**Written request:**
Please transcribe the listing below in full and word for word, without its pictures.

**Available data:**
============

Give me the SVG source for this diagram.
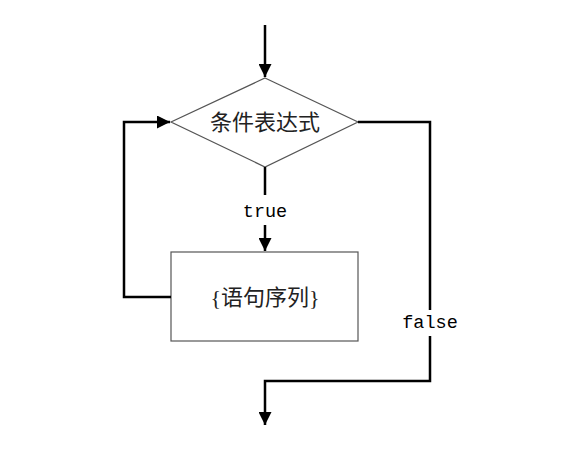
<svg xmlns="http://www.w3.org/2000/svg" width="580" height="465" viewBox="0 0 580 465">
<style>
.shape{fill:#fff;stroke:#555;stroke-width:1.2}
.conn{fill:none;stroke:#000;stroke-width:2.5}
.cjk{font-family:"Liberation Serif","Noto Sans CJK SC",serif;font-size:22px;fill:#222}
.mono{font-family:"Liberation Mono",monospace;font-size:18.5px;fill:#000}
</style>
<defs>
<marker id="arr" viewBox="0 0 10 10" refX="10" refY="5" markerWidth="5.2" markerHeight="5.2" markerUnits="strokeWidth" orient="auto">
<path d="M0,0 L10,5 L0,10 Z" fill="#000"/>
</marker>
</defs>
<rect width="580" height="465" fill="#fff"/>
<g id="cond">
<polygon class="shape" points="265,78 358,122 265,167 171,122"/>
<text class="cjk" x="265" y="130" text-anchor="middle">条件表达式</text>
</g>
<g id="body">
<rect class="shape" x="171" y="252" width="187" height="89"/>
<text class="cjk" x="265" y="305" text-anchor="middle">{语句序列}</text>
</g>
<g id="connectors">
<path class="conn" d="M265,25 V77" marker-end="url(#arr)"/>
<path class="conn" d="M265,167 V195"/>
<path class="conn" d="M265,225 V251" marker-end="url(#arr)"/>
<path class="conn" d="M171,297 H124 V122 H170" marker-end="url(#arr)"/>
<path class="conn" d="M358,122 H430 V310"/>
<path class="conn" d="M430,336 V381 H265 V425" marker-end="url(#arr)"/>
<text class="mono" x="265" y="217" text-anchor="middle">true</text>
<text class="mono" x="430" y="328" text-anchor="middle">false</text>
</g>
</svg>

============

**Task result:**
Give me the SVG source for this diagram.
<svg xmlns="http://www.w3.org/2000/svg" width="580" height="465" viewBox="0 0 580 465">
<style>
.shape{fill:#fff;stroke:#555;stroke-width:1.2}
.conn{fill:none;stroke:#000;stroke-width:2.5}
.cjk{font-family:"Liberation Serif","Noto Sans CJK SC",serif;font-size:22px;fill:#222}
.mono{font-family:"Liberation Mono",monospace;font-size:18.5px;fill:#000}
</style>
<defs>
<marker id="arr" viewBox="0 0 10 10" refX="10" refY="5" markerWidth="5.2" markerHeight="5.2" markerUnits="strokeWidth" orient="auto">
<path d="M0,0 L10,5 L0,10 Z" fill="#000"/>
</marker>
</defs>
<rect width="580" height="465" fill="#fff"/>
<g id="cond">
<polygon class="shape" points="265,78 358,122 265,167 171,122"/>
<text class="cjk" x="265" y="130" text-anchor="middle">条件表达式</text>
</g>
<g id="body">
<rect class="shape" x="171" y="252" width="187" height="89"/>
<text class="cjk" x="265" y="305" text-anchor="middle">{语句序列}</text>
</g>
<g id="connectors">
<path class="conn" d="M265,25 V77" marker-end="url(#arr)"/>
<path class="conn" d="M265,167 V195"/>
<path class="conn" d="M265,225 V251" marker-end="url(#arr)"/>
<path class="conn" d="M171,297 H124 V122 H170" marker-end="url(#arr)"/>
<path class="conn" d="M358,122 H430 V310"/>
<path class="conn" d="M430,336 V381 H265 V425" marker-end="url(#arr)"/>
<text class="mono" x="265" y="217" text-anchor="middle">true</text>
<text class="mono" x="430" y="328" text-anchor="middle">false</text>
</g>
</svg>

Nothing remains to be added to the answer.